Some of the resources you should engage to help you get up the learning curve include FDA guidance, regulatory consultants, and just plain attention and hard work. Here are some tips for successfully engaging with the FDA and other regulators:  

  • Start from a position of respect. In our experience, our contacts at FDA work hard, are incredibly thoughtful and thorough, and take their mission seriously. Assume that they have good intentions that are aligned with their mission. You can build trust with your regulator by understanding and respecting their role, constraints, and process; providing high-quality, well-documented work; and responding clearly and quickly to their requests.

  • Be sure to read the regulatory guidance published by the FDA that applies to your product.  The FDA produces a prodigious amount of documentation to guide industry on working with them and what they are looking for.  Of necessity, the guidance tends to be fairly abstract because it is designed to cover a wide variety of cases. However, it is vital to digest what the FDA is sharing so you get up the learning curve as fast as possible.

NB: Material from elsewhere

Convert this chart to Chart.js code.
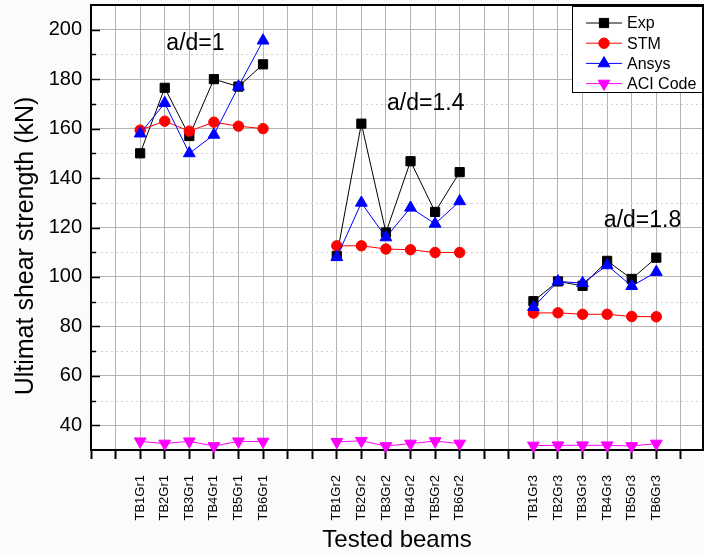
<!DOCTYPE html>
<html>
<head>
<meta charset="utf-8">
<script src="https://cdn.jsdelivr.net/npm/chart.js@4.4.0/dist/chart.umd.min.js"></script>
<style>
  html, body { margin: 0; padding: 0; background: #fbfbfb; }
  canvas { display: block; }
</style>
</head>
<body>
<canvas id="shearChart" width="704" height="556"></canvas>
<script>
// x slots: two empty positions before each group of six beams
const slots = [
    '', '', 'TB1Gr1', 'TB2Gr1', 'TB3Gr1', 'TB4Gr1', 'TB5Gr1', 'TB6Gr1',
    '', '', 'TB1Gr2', 'TB2Gr2', 'TB3Gr2', 'TB4Gr2', 'TB5Gr2', 'TB6Gr2',
    '', '', 'TB1Gr3', 'TB2Gr3', 'TB3Gr3', 'TB4Gr3', 'TB5Gr3', 'TB6Gr3', ''
];
const groups = [
    ['TB1Gr1', 'TB2Gr1', 'TB3Gr1', 'TB4Gr1', 'TB5Gr1', 'TB6Gr1'],
    ['TB1Gr2', 'TB2Gr2', 'TB3Gr2', 'TB4Gr2', 'TB5Gr2', 'TB6Gr2'],
    ['TB1Gr3', 'TB2Gr3', 'TB3Gr3', 'TB4Gr3', 'TB5Gr3', 'TB6Gr3']
];

// ultimate shear strength (kN), one value per beam in group order
const expValues   = [150, 176.5, 157, 180, 177, 186,   108.5, 162, 118, 146.8, 126.3, 142.4,   90.2, 98.2, 96.4, 106.5, 99.2, 107.8];
const stmValues   = [159.4, 163, 159, 162.6, 161, 160, 112.6, 112.6, 111.3, 111, 109.9, 109.9,  85.4, 85.5, 84.9, 84.9, 84, 83.9];
const ansysValues = [158, 170.3, 150, 157.5, 177, 195.6, 108, 130, 116, 128, 121.5, 130.6,    87.8, 98.2, 97.5, 104.7, 96.3, 102];
const aciValues   = [33.5, 32.6, 33.5, 31.6, 33.5, 33.4, 33.3, 33.7, 31.6, 32.6, 33.6, 32.6,    31.8, 31.9, 31.9, 31.9, 31.6, 32.6];

const yTicks = [40, 60, 80, 100, 120, 140, 160, 180, 200];
const groupNotes = ['a/d=1', 'a/d=1.4', 'a/d=1.8'];

const FONT = 'Arial, "Liberation Sans", sans-serif';
Chart.defaults.font.family = FONT;
Chart.defaults.color = '#000';

// turn a per-beam array into points, with a null between groups so lines break
function toPoints(values) {
    const pts = [];
    let k = 0;
    groups.forEach((g, gi) => {
        g.forEach(name => {
            pts.push({ x: slots.indexOf(name), y: values[k++] });
        });
        if (gi < groups.length - 1) pts.push({ x: slots.indexOf(g[g.length - 1]) + 1, y: null });
    });
    return pts;
}

function series(label, values, color, style, rotation, radius, order) {
    return {
        label: label,
        data: toPoints(values),
        borderColor: color,
        backgroundColor: color,
        borderWidth: 1,
        pointStyle: style,
        rotation: rotation,
        pointRadius: radius,
        pointBorderWidth: 1,
        tension: 0,
        spanGaps: false,
        clip: false,
        order: order
    };
}

// where the group notes sit, in data units
const notePos = [[4.25, 194.5], [13.62, 170.2], [22.44, 122.6]];

const originStyle = {
    id: 'originStyle',
    beforeDraw(chart) {
        const { ctx, chartArea: a } = chart;
        ctx.save();
        ctx.fillStyle = '#fff';
        ctx.fillRect(a.left, a.top, a.right - a.left, a.bottom - a.top);
        ctx.restore();
    },
    beforeDatasetsDraw(chart) {
        const { ctx, chartArea: a, scales: { y } } = chart;
        ctx.save();
        // dotted minor grid
        ctx.strokeStyle = '#d2d2d2';
        ctx.lineWidth = 1;
        ctx.setLineDash([2, 3]);
        for (let v = 50; v < 210; v += 20) {
            const py = Math.round(y.getPixelForValue(v)) + 0.5;
            ctx.beginPath();
            ctx.moveTo(a.left, py);
            ctx.lineTo(a.right, py);
            ctx.stroke();
        }
        ctx.setLineDash([]);
        // inward ticks on the left axis
        ctx.strokeStyle = '#000';
        ctx.lineWidth = 1.5;
        for (let v = 40; v <= 200; v += 10) {
            const py = Math.round(y.getPixelForValue(v)) + 0.5;
            ctx.beginPath();
            ctx.moveTo(a.left, py);
            ctx.lineTo(a.left + (v % 20 === 0 ? 9 : 5), py);
            ctx.stroke();
        }
        // frame top and right
        ctx.lineWidth = 2;
        ctx.beginPath();
        ctx.moveTo(a.left, a.top);
        ctx.lineTo(a.right, a.top);
        ctx.lineTo(a.right, a.bottom);
        ctx.stroke();
        ctx.restore();
    },
    afterDraw(chart) {
        const { ctx, chartArea: a, scales: { x, y } } = chart;
        ctx.save();
        // group notes
        ctx.font = '23px ' + FONT;
        ctx.fillStyle = '#000';
        ctx.textAlign = 'center';
        ctx.textBaseline = 'middle';
        groupNotes.forEach((t, i) => {
            ctx.fillText(t, x.getPixelForValue(notePos[i][0]), y.getPixelForValue(notePos[i][1]));
        });

        // axis titles
        ctx.font = '24px ' + FONT;
        ctx.textBaseline = 'alphabetic';
        ctx.fillText('Tested beams', (a.left + a.right) / 2, 547);
        ctx.save();
        ctx.translate(33, 246);
        ctx.rotate(-Math.PI / 2);
        ctx.font = '25px ' + FONT;
        ctx.fillText('Ultimat shear strength (kN)', 0, 0);
        ctx.restore();

        // legend box with line + marker samples
        const bx = 572, by = 6, bw = a.right - 572, bh = 87;
        ctx.fillStyle = '#fff';
        ctx.fillRect(bx, by, bw, bh);
        ctx.strokeStyle = '#000';
        ctx.lineWidth = 1;
        ctx.strokeRect(bx + 0.5, by + 0.5, bw - 1, bh - 1);
        ctx.font = '16px ' + FONT;
        ctx.textAlign = 'left';
        ctx.textBaseline = 'middle';
        chart.data.datasets.forEach((ds, i) => {
            const ry = 23 + i * 20.2;
            ctx.strokeStyle = ds.borderColor;
            ctx.lineWidth = 1;
            ctx.beginPath();
            ctx.moveTo(586, ry);
            ctx.lineTo(622, ry);
            ctx.stroke();
            ctx.fillStyle = ds.backgroundColor;
            Chart.helpers.drawPoint(ctx, {
                pointStyle: ds.pointStyle,
                radius: ds.pointRadius,
                rotation: ds.rotation,
                borderWidth: 1
            }, 604, ry);
            ctx.fillStyle = '#000';
            ctx.fillText(ds.label, 627, ry + 1);
        });
        ctx.restore();
    }
};

function noScalePadding(scale) {
    scale.paddingTop = 0;
    scale.paddingBottom = 0;
    scale.paddingLeft = 0;
    scale.paddingRight = 0;
}

new Chart(document.getElementById('shearChart'), {
    type: 'line',
    data: {
        datasets: [
            series('Exp', expValues, '#000000', 'rect', 0, 6.5, 4),
            series('STM', stmValues, '#ff0000', 'circle', 0, 5.2, 3),
            series('Ansys', ansysValues, '#0000ff', 'triangle', 0, 6.8, 2),
            series('ACI Code', aciValues, '#ff00ff', 'triangle', 180, 6.8, 1)
        ]
    },
    options: {
        responsive: false,
        animation: false,
        layout: { autoPadding: false, padding: { left: 0, top: 5, right: 1, bottom: 0 } },
        plugins: { legend: { display: false }, tooltip: { enabled: false } },
        scales: {
            x: {
                type: 'linear',
                min: 0,
                max: 24.9,
                afterFit(scale) { scale.height = 106; noScalePadding(scale); },
                ticks: {
                    stepSize: 1,
                    includeBounds: false,
                    autoSkip: false,
                    maxRotation: 90,
                    minRotation: 90,
                    padding: 16,
                    font: { size: 13 },
                    callback: v => slots[v] || ''
                },
                grid: {
                    color: '#b4b4b4',
                    lineWidth: 1,
                    drawTicks: true,
                    tickLength: 9,
                    tickColor: '#000',
                    tickWidth: 2
                },
                border: { color: '#000', width: 2 }
            },
            y: {
                min: 30,
                max: 210,
                afterFit(scale) { scale.width = 91; noScalePadding(scale); },
                ticks: {
                    stepSize: 10,
                    autoSkip: false,
                    padding: 9,
                    font: { size: 20 },
                    callback: v => yTicks.includes(v) ? String(v) : ''
                },
                grid: {
                    color: c => (c.tick && yTicks.includes(c.tick.value)) ? '#b4b4b4' : 'transparent',
                    drawTicks: false
                },
                border: { color: '#000', width: 2 }
            }
        }
    },
    plugins: [originStyle]
});
</script>
</body>
</html>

Invest the time to understand the FDA’s requirements and constraints. This saves you time and money as it helps you identify what is important to the FDA and eliminate confusion.

  • Hire a regulatory consultant who can bring direct experience with products and clients similar to you. An excellent regulatory consultant interacts with the FDA frequently, has extensive expertise regarding the FDA’s processes, and knows how to navigate an often complicated and confusing process. They are an indispensable guide to engaging the FDA successfully.  You will save their fees many times over by avoiding wasted cycles and minimizing time to market.

  • Remember that documentation defines reality. From a regulator’s point of view, if it is not documented, it did not happen. This is a foundational principle for establishing and executing required quality management systems and developing effective submissions. It takes creativity to create systems that can both meet the regulator’s requirements and be as value-adding as possible to your product development, manufacturing, and customer engagement processes.

  • Own your regulatory strategy and execution.  For medical device manufacturers, effectively engaging your regulator(s) needs to be a core competency.  While you will need to invest in both employees and consultants to focus on this area, it is a mistake to delegate critical decisions to the specialists. You need to learn the ropes.  Read the guidance. Engage and listen to great consultants. Understand the dynamic. Invest both personally and organizationally to execute well.  If you do not, you risk over or underweighting the regulatory elements of your business.  Remember that, by law, you are responsible – and you do not want to be taking risks with people’s lives and health!